The personal finance blogger community is a realm not unlike Fight Club. Writers and their followers go to extreme lengths to prove who’s the hardest of the hardcore.
The lady who’s killed off tens of thousands of dollars worth of debt gets one-upped by someone who’s overcome hundreds of thousands of dollars worth of debt to become a millionaire philanthropist with his own Batcave.
The dude who’s published a helpful e-book on frugality gets punked by the guy with the New York Times bestseller. The old lady who survived a year in Costa Rica on $5 is shamed by the older man who got by for a decade in Ottawa on a single Canadian dollar.
In the ongoing effort to prove who’s the smartest, least materialistic person who understands, loves and hates money most of all, bloggers engage in self-destructive stunts meant to top one another and assert their superiority. While some of these can be halfway useful, most of them are just sad and painful. Let’s explore those, shall we?
The game is to set a pre-determined period of time without spending any money. Ideally, it’s an exercise that teaches you how to get by on resources you already have, avoid wasteful spending and see which spending habits you can overcome. That’s not a bad idea.
In reality, however, no-spend periods turn into one of those street magician tricks in which the dude locks himself inside a plastic box as everyone walks by and gawks. In the absolute best-case scenario, the non-spender boringly announces that he’s succeeded in doing nothing for a week or a month. He was bored, and now we are, too.
In the worst case scenario, he admits that he broke down and went to Starbucks because he really wanted a pumpkin spice latte on Tuesday. We might get a spark of pleasure from his breakdown in willpower, but at the end of it, we’re still bored.
Avoiding motorized transportation of any kind.
Cars are the devil; that’s something I won’t refute. But as far as evils go, they are necessary ones for most people.
Some get off on avoiding driving by biking, running or hitching rides from others, but they ignore the downsides of the endeavors.

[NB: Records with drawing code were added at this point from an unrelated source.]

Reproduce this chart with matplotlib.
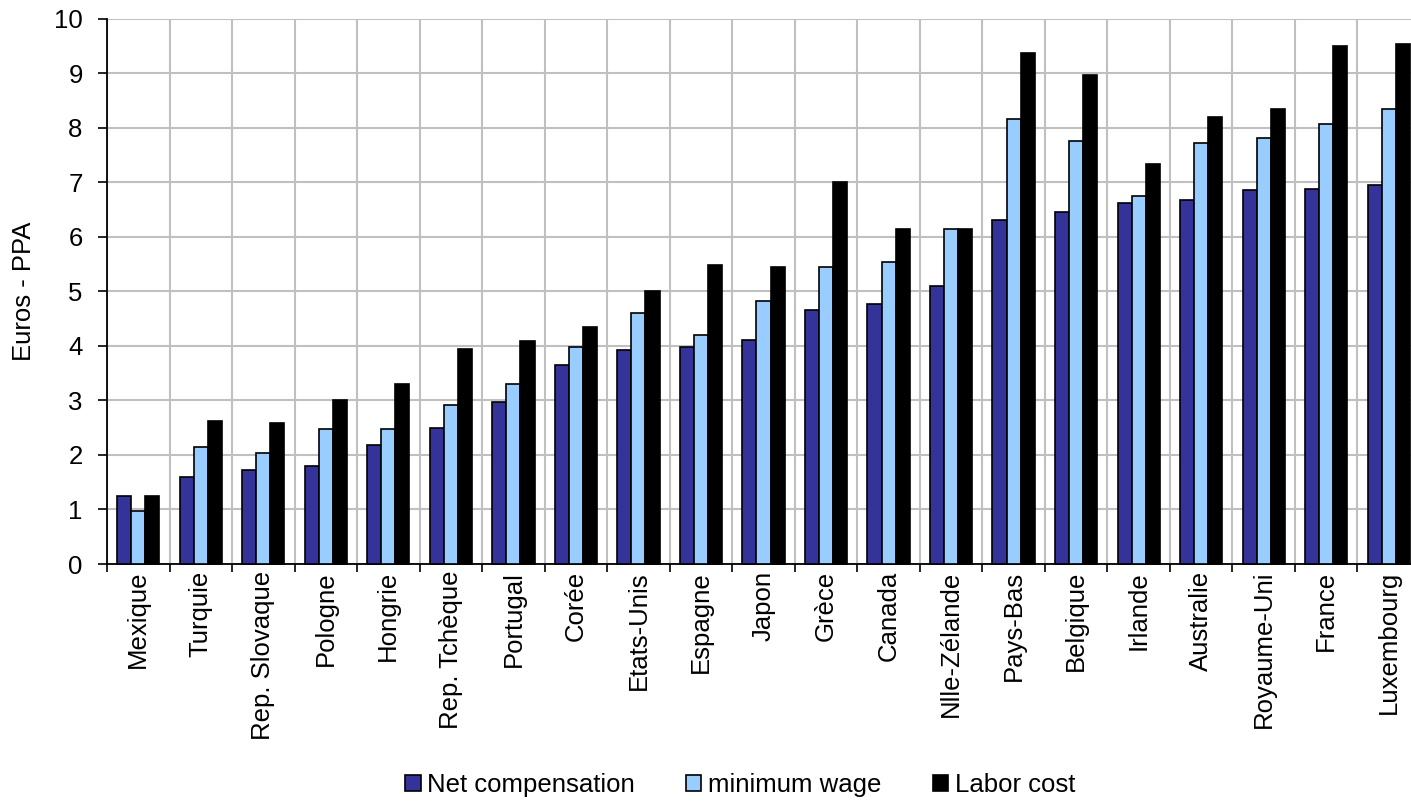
import numpy as np
import matplotlib
matplotlib.use("Agg")
import matplotlib.pyplot as plt
from matplotlib.ticker import FixedLocator, NullFormatter

plt.rcParams['font.family'] = ['Liberation Sans', 'DejaVu Sans']

countries = ["Mexique", "Turquie", "Rep. Slovaque", "Pologne", "Hongrie",
             "Rep. Tchèque", "Portugal", "Corée", "Etats-Unis", "Espagne",
             "Japon", "Grèce", "Canada", "Nlle-Zélande", "Pays-Bas",
             "Belgique", "Irlande", "Australie", "Royaume-Uni", "France",
             "Luxembourg"]
net_compensation = [1.25, 1.60, 1.73, 1.80, 2.18, 2.50, 2.97, 3.65, 3.93, 3.98,
                    4.10, 4.65, 4.77, 5.10, 6.30, 6.45, 6.62, 6.68, 6.85, 6.87,
                    6.95]
minimum_wage = [0.97, 2.15, 2.03, 2.48, 2.48, 2.92, 3.30, 3.97, 4.60, 4.20,
                4.82, 5.45, 5.53, 6.15, 8.15, 7.75, 6.75, 7.72, 7.81, 8.07,
                8.35]
labor_cost = [1.25, 2.62, 2.58, 3.00, 3.30, 3.95, 4.08, 4.35, 5.00, 5.48,
              5.45, 7.00, 6.15, 6.15, 9.37, 8.97, 7.33, 8.19, 8.35, 9.50,
              9.53]
series_names = ["Net compensation", "minimum wage", "Labor cost"]
series_colors = ["#333399", "#99ccff", "#000000"]

FS = 18.5
W, H = 1411, 802
fig = plt.figure(figsize=(W / 100, H / 100), dpi=100)
left, right, bottom, top = 107, 1420, 564, 18.5
ax = fig.add_axes([left / W, 1 - bottom / H, (right - left) / W, (bottom - top) / H])

x = np.arange(len(countries))
bw = 0.225
for i, (vals, name, col) in enumerate(zip([net_compensation, minimum_wage, labor_cost],
                                          series_names, series_colors)):
    ax.bar(x + (i - 1) * bw, vals, width=bw, color=col, edgecolor="black",
           linewidth=1.2, label=name, zorder=3, clip_on=False)

ax.set_xlim(-0.5, len(countries) - 0.5)
ax.set_ylim(0, 10)
ax.set_yticks(np.arange(0, 11, 1))
ax.tick_params(axis="y", labelsize=FS, length=6.5, width=1.2, direction="out", pad=11)

# category boundaries carry the x ticks and vertical grid
ax.xaxis.set_major_locator(FixedLocator(np.arange(-0.5, len(countries), 1)))
ax.xaxis.set_major_formatter(NullFormatter())
ax.xaxis.set_minor_locator(FixedLocator(x))
ax.set_xticklabels(countries, minor=True, rotation=90, fontsize=FS)
ax.tick_params(axis="x", which="major", length=6, width=1.2, direction="out")
ax.tick_params(axis="x", which="minor", length=0, pad=5)

ax.grid(True, which="major", color="#c0c0c0", linewidth=1.5, zorder=0)
ax.set_axisbelow(True)
for s in ["top", "right"]:
    ax.spines[s].set_visible(False)
ax.spines["left"].set_linewidth(1.3)
ax.spines["bottom"].set_linewidth(1.3)

ax.set_ylabel("Euros - PPA", fontsize=FS)
ax.yaxis.set_label_coords((36 - left) / (right - left), 0.5)

fig.legend(loc="center", bbox_to_anchor=(740 / W, 1 - 785 / H), ncol=3,
           frameon=False, fontsize=FS, handlelength=0.6, handleheight=0.6,
           handletextpad=0.25, columnspacing=2.0)

fig.savefig("out.png", dpi=100)
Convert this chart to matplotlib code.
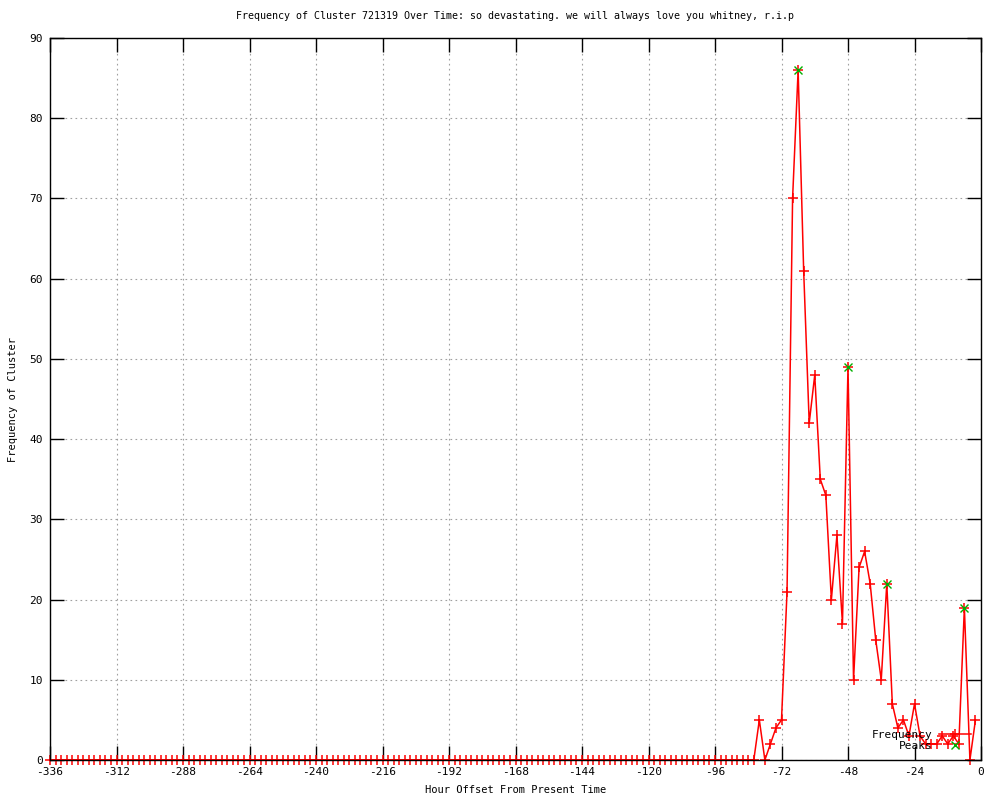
import matplotlib
matplotlib.use('Agg')
import matplotlib.pyplot as plt
import numpy as np

plt.rcParams['font.family'] = 'DejaVu Sans Mono'
plt.rcParams['font.size'] = 8
plt.rcParams['axes.unicode_minus'] = False

# hour offsets, one sample every 2 hours
hours = list(range(-336, 0, 2))
# frequency per sample (all zero before -80)
freq = [0] * 128 + [5, 0, 2, 4, 5, 21, 70, 86, 61, 42,
                    48, 35, 33, 20, 28, 17, 49, 10, 24, 26,
                    22, 15, 10, 22, 7, 4, 5, 3, 7, 3,
                    2, 2, 2, 3, 2, 3, 2, 19, 0, 5]
peak_hours = [-66, -48, -34, -6]
peak_vals = [86, 49, 22, 19]

xticks = list(range(-336, 1, 24))
yticks = list(range(0, 91, 10))

fig = plt.figure(figsize=(10, 8), dpi=100)
ax = fig.add_axes([0.050, 0.050, 0.931, 0.9025])

ax.plot(hours, freq, color='red', lw=1.1, marker='+', ms=7, mew=1.1,
        label='Frequency', clip_on=False)
ax.plot(peak_hours, peak_vals, ls='none', color='#00b000', marker='x',
        ms=6, mew=1.0, label='Peaks', clip_on=False)

ax.set_xlim(-336, 0)
ax.set_ylim(0, 90)
ax.set_xticks(xticks)
ax.set_yticks(yticks)
ax.grid(True, color='#a0a0a0', ls=(0, (1.5, 3)), lw=0.8)
ax.tick_params(direction='in', length=10, width=1, top=True, right=True,
               labelsize=8, pad=5)
for s in ax.spines.values():
    s.set_linewidth(1)

ax.set_title('Frequency of Cluster 721319 Over Time: so devastating. we will always love you whitney, r.i.p',
             fontsize=7.2, pad=14)
ax.set_xlabel('Hour Offset From Present Time', fontsize=7.5, labelpad=6)
ax.set_ylabel('Frequency of Cluster', fontsize=7.5, labelpad=8)

ax.legend(loc='lower right', bbox_to_anchor=(0.999, 0.0), frameon=False,
          markerfirst=False, handlelength=2.9, labelspacing=0.1,
          fontsize=8, handletextpad=0.6, borderpad=0.3)

fig.savefig('out.png', dpi=100)
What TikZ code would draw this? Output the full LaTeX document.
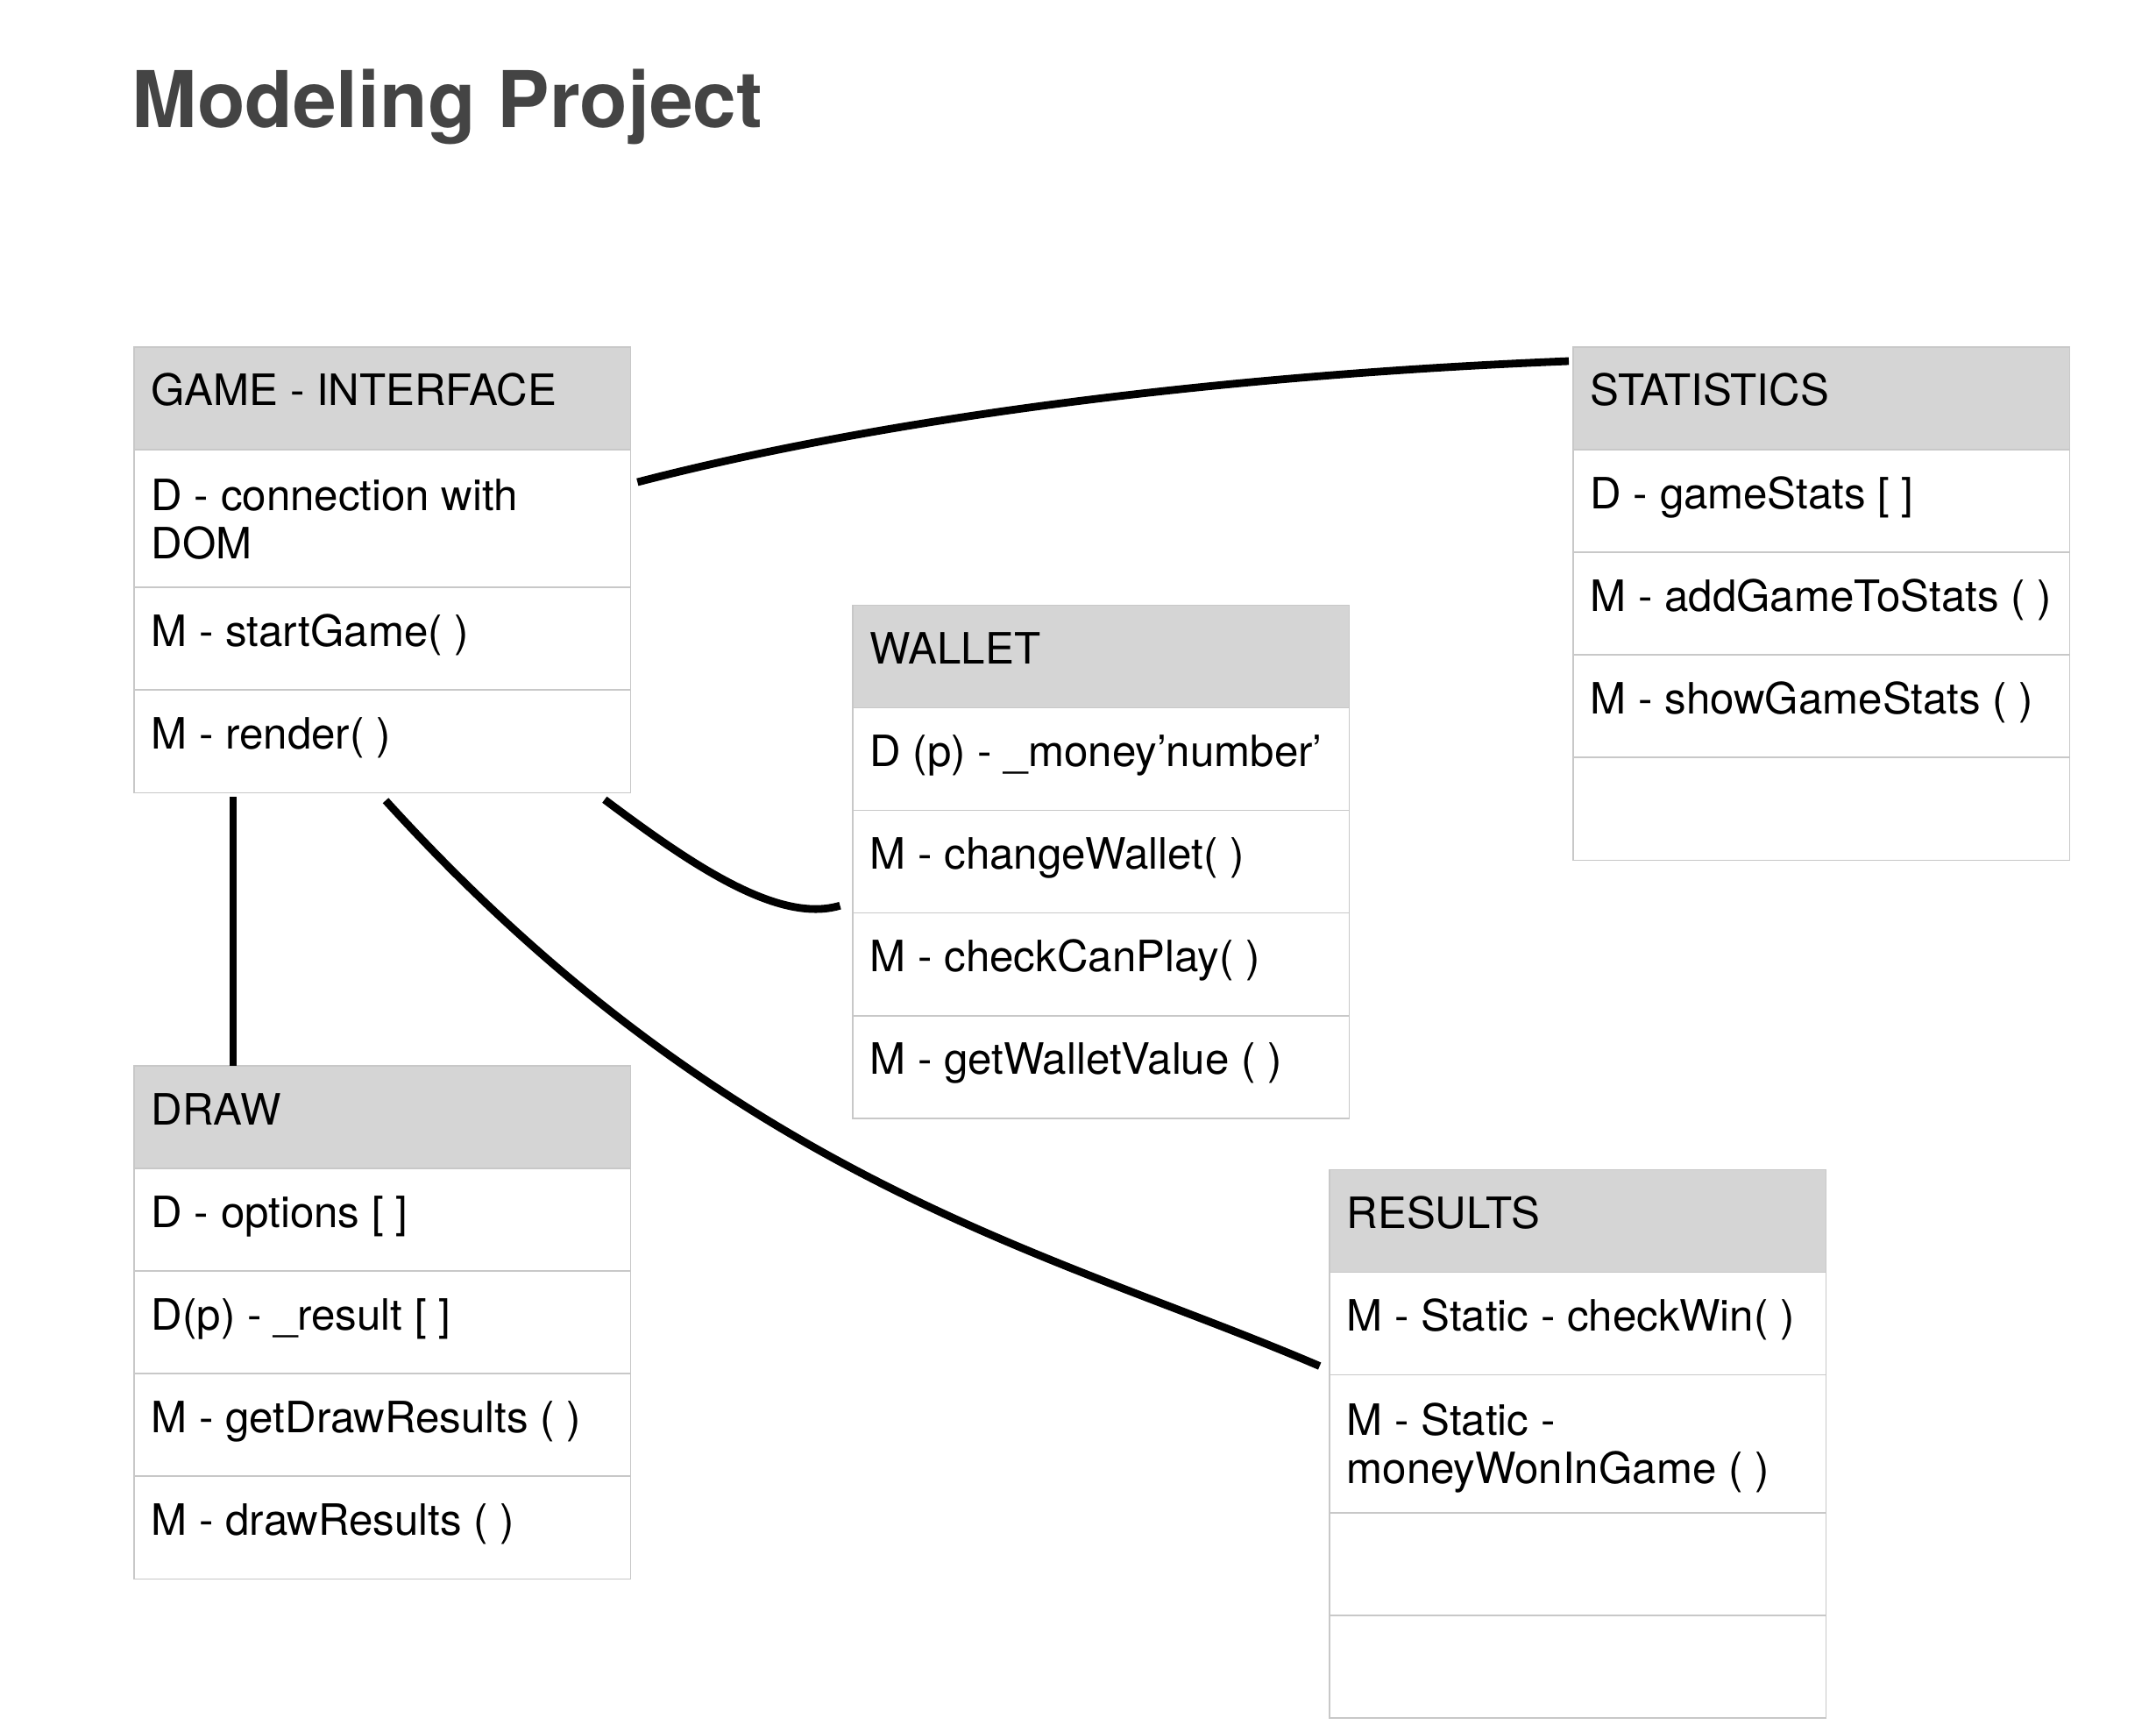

Sure, those who avoid pushing pedals in order to exercise on their way to work fail to admit that it takes so long for them to make it to their destinations that they have to begin the next day’s commute shortly after the previous day’s ends. Also ignored are the costs others pay for the extreme frugality. For instance, once exercisers show up at work, they stink so badly that others can hardly stand to be around them. And there’s nothing to take pride in about mooching rides off of others.
Ignoring advances in modern heating and cooling.
Who needs a heater when you can just keep putting on sweaters, light up the fireplace and stave off frostbite by keeping extremities stuffed in pockets? Who needs air conditioning when you can dip your head in a bowl of water, fold a fan out of paper and lounge stark naked so as not to retain any of the massive heat you’re radiating?
What extreme temperature monks fail to grasp is that it’s impossible to function as a human being when you allow yourself to be plagued by the elements. Have these folks learned nothing from the movie 127 Hours? How much work did James Franco accomplish when he was pinned into his frozen death trap? Other than severing off his own arm with a dull knife, not a whole lot.
So remember, folks. Keep your arms, wits, cars and pumpkin spice lattes about you and remember that you’re not impressing anyone by doing ridiculous things to save money. Unless, that is, you’re willing to do really ridiculous things to save a buck.